Work to do >> State how many lines in these records contain the word "script", and nothing else.

Rows >>

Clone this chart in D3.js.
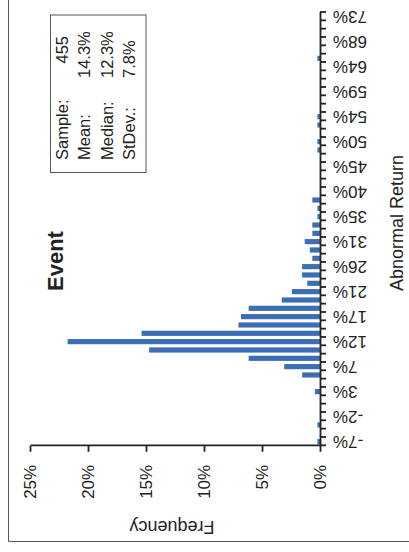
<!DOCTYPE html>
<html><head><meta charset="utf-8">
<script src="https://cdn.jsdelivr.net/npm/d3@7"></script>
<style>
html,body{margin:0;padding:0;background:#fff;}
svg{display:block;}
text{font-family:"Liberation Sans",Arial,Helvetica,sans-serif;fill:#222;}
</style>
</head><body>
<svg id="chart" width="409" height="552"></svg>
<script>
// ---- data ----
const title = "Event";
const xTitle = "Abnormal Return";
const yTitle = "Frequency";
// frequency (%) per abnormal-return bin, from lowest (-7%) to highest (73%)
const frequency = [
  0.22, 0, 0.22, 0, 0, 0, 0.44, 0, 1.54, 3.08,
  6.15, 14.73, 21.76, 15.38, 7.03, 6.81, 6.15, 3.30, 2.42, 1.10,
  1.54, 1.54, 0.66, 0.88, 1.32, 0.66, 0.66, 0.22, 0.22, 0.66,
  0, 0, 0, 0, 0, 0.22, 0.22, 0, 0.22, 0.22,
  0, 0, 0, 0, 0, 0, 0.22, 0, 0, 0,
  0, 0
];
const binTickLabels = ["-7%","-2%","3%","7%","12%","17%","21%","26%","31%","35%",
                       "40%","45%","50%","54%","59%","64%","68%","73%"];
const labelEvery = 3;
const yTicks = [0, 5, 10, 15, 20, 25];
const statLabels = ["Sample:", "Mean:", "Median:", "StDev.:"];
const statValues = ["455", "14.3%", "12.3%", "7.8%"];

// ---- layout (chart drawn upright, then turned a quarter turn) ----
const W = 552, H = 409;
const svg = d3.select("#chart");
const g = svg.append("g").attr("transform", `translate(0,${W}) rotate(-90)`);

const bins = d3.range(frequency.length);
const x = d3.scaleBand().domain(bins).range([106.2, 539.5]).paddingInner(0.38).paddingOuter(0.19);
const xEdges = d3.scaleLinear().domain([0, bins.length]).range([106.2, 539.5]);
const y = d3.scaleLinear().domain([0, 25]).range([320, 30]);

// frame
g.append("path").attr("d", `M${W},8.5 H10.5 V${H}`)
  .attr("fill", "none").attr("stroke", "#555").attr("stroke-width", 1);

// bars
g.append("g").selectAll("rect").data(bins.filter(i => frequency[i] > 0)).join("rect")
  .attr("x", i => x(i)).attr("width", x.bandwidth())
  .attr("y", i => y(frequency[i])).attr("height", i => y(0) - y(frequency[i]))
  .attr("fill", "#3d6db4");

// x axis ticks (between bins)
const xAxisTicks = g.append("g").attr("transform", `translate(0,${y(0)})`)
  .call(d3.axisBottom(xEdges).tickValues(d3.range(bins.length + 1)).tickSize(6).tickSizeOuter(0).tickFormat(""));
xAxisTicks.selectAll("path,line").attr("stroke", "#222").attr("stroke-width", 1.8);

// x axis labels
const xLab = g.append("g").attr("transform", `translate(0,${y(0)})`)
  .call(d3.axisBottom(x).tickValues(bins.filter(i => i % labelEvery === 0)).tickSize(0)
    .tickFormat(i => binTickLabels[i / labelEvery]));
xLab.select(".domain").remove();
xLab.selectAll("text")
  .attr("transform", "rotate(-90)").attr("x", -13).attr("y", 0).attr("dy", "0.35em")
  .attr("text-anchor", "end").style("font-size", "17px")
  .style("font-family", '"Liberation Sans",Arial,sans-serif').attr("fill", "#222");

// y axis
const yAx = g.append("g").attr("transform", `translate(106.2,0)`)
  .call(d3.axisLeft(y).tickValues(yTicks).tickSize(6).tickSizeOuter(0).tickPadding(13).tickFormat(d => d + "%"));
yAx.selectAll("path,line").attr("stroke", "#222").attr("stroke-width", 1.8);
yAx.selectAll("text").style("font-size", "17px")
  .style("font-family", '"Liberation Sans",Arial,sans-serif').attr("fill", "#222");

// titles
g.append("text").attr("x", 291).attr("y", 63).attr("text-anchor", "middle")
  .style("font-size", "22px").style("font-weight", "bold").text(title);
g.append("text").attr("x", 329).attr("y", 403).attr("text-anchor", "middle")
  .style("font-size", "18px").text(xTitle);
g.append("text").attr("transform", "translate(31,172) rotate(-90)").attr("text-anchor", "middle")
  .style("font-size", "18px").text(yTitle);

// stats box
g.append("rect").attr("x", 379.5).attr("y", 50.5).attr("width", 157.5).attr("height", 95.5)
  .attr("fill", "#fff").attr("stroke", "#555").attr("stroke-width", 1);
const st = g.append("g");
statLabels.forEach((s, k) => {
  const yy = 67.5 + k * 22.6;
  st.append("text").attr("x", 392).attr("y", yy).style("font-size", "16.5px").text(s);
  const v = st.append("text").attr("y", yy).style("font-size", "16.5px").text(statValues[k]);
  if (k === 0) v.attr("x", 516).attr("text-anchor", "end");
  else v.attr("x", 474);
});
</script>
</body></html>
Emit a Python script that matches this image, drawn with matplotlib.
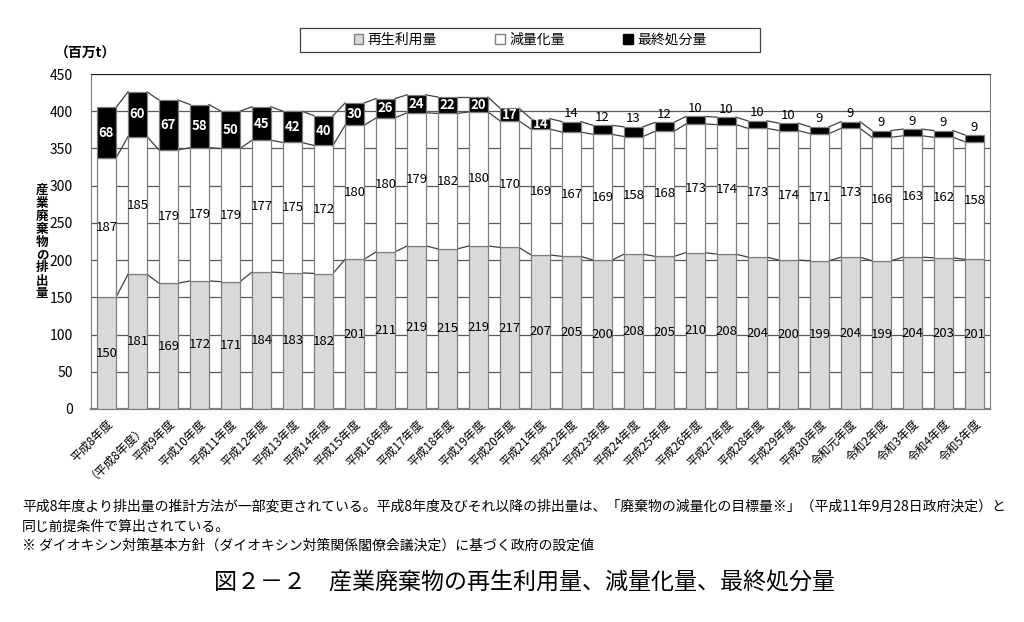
==
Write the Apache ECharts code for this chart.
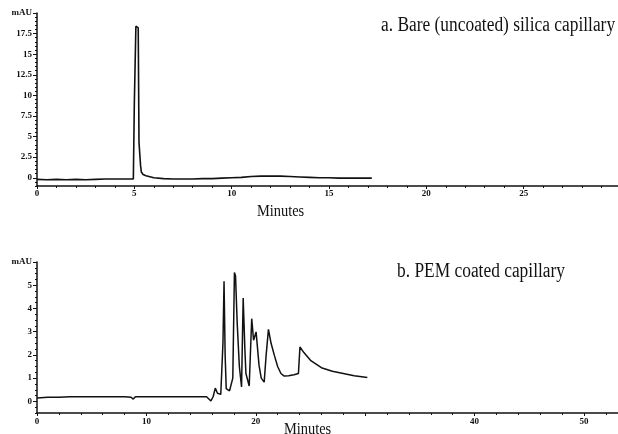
==
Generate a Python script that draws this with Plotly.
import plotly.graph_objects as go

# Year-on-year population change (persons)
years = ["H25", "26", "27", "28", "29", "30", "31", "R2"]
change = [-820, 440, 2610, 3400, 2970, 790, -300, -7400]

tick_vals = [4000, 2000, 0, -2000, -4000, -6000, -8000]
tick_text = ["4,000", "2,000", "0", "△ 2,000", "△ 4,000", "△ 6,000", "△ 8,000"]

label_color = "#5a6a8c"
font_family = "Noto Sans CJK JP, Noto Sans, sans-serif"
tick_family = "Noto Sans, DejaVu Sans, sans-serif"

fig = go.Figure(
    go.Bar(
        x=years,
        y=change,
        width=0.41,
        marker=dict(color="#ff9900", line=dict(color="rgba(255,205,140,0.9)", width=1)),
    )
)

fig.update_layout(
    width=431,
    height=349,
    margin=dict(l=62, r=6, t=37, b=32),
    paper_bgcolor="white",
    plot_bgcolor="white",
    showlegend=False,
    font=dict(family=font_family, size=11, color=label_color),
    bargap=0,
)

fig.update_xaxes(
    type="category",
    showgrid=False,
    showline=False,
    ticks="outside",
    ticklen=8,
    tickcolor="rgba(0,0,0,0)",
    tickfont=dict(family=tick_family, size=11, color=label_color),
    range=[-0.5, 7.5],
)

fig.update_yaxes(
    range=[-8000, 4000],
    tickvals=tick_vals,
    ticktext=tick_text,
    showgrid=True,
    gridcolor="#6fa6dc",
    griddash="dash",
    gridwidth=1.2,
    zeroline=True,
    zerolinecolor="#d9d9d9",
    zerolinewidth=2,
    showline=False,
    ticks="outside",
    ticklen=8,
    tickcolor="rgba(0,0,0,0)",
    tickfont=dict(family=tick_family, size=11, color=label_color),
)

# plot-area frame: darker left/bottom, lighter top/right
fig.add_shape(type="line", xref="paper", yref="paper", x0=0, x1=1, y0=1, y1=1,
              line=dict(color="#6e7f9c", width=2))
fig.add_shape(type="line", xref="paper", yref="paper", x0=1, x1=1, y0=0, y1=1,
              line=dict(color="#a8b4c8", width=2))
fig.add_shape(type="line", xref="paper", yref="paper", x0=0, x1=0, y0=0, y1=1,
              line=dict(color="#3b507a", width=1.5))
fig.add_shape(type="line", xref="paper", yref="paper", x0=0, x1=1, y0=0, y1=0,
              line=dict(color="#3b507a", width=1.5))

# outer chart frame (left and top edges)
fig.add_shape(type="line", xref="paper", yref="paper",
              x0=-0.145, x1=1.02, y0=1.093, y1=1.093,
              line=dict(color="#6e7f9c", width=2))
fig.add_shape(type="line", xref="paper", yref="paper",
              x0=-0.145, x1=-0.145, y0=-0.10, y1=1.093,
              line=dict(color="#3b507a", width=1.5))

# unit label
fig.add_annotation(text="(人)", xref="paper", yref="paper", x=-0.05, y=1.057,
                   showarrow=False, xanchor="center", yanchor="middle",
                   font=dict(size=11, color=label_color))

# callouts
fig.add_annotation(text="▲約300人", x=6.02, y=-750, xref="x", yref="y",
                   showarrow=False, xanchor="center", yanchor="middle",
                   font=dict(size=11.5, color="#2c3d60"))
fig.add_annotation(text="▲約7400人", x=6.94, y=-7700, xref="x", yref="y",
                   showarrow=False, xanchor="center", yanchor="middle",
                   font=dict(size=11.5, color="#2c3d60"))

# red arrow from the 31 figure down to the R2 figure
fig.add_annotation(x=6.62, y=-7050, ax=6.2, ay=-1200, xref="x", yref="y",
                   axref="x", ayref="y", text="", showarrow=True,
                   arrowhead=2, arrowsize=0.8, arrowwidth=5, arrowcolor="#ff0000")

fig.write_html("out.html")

Result >> 5